Daß unter "Außentüren" nicht nur auf die Straße führende Türen, sondern alle Türen, die die Betriebsräume von der Außenwelt, sei es die Straße, seien es allgemein zugängliche Teile des Hauses, abgrenzen, fallen, ergibt sich aus dem Wortlaut der strittigen Bestimmung. Dies wird auch weder vom Kläger noch vom Berufungsgericht in Zweifel gezogen.

Das Erstgericht hat demnach richtig erkannt, daß die von der Bekagten behauptete Obliegenheitsverletzung objektiv vorliegt. Dies begründete gem § 6 Abs 1 VersVG die Leistungsfreiheit der Beklagten, soferne nicht den Versicherungsnehmer kein Verschulden an der Verletzung trifft, was dieser zu beweisen hat (Prölss/Martin VVG 23 , 98 f; SZ 46/106 u.a.).

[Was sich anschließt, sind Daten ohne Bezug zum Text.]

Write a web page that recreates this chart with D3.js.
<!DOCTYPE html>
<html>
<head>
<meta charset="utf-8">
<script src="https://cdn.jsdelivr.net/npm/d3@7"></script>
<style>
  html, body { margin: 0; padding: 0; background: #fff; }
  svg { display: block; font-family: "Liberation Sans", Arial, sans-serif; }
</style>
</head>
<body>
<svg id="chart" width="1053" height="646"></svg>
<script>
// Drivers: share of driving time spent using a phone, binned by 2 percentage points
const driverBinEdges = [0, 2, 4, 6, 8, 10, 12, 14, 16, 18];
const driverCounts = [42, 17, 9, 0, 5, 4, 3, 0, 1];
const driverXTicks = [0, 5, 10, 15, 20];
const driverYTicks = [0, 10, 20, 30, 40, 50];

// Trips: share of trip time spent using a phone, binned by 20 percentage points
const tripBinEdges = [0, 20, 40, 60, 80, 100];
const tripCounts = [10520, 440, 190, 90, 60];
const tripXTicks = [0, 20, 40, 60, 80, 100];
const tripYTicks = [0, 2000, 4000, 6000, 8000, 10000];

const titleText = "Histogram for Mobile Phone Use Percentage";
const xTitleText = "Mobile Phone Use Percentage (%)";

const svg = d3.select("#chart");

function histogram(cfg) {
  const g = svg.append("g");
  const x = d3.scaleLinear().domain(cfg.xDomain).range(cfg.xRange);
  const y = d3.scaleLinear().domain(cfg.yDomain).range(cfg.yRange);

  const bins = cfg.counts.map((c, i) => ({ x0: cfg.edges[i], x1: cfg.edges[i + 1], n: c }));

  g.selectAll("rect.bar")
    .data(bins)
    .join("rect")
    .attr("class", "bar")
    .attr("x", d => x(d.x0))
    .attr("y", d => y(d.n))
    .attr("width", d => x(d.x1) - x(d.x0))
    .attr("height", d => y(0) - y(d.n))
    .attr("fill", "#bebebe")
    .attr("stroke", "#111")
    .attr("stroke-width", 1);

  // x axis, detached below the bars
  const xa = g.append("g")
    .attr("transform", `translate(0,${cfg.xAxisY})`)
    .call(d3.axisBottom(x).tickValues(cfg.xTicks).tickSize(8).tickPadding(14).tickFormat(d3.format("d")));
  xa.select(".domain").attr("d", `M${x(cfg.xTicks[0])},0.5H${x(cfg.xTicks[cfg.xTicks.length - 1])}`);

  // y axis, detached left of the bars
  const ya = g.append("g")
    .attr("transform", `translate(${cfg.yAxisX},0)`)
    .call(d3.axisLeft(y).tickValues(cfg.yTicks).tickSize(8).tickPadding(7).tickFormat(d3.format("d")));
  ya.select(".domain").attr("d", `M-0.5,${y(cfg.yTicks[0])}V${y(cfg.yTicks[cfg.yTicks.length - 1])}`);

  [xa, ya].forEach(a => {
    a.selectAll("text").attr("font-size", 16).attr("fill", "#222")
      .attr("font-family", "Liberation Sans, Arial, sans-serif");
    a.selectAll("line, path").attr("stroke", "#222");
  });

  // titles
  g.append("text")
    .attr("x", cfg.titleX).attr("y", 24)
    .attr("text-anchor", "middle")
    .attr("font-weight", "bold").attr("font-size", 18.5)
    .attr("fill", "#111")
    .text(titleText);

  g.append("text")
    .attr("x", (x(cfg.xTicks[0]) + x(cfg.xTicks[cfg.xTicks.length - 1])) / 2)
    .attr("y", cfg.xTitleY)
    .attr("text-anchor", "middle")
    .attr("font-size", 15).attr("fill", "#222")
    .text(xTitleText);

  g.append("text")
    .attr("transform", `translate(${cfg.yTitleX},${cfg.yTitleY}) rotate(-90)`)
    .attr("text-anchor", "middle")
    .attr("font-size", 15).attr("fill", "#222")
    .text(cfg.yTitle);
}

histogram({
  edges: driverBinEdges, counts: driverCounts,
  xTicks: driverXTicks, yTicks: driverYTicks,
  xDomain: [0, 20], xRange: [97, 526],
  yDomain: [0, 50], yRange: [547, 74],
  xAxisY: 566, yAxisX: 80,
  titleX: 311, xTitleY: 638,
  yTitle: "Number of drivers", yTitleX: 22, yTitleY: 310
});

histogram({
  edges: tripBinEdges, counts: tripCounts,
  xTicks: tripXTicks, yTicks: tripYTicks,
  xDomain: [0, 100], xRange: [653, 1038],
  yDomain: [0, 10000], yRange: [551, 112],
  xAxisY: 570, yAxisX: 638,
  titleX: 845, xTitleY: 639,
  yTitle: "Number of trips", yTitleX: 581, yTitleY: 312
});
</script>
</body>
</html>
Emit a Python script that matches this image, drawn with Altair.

Einen solchen Beweis des Fehlens jeglichen Verschuldens hat der Kläger nicht erbracht, weil das Vorhandensein eines befestigten Türflügels den Schluß nahelegt, daß sich hinter diesem Flügel eine Öffnung befindet. Das Nichtbeachten dieses Umstandes stellt daher eine Sorglosigkeit dar, die als Fahrlässigkeit zu werten ist. Sohin erübrigen sich die vom Berufungsgericht dem Erstgericht aufgetragenen weiteren Erhebungen, weshalb der Oberste Gerichtshof gemäß § 519 Abs. 2 ZPO das Urteil des Erstgerichtes wiederherstellen konnte.

Die Kostenentscheidung gründet sich auf die §§ 41 und 50 ZPO.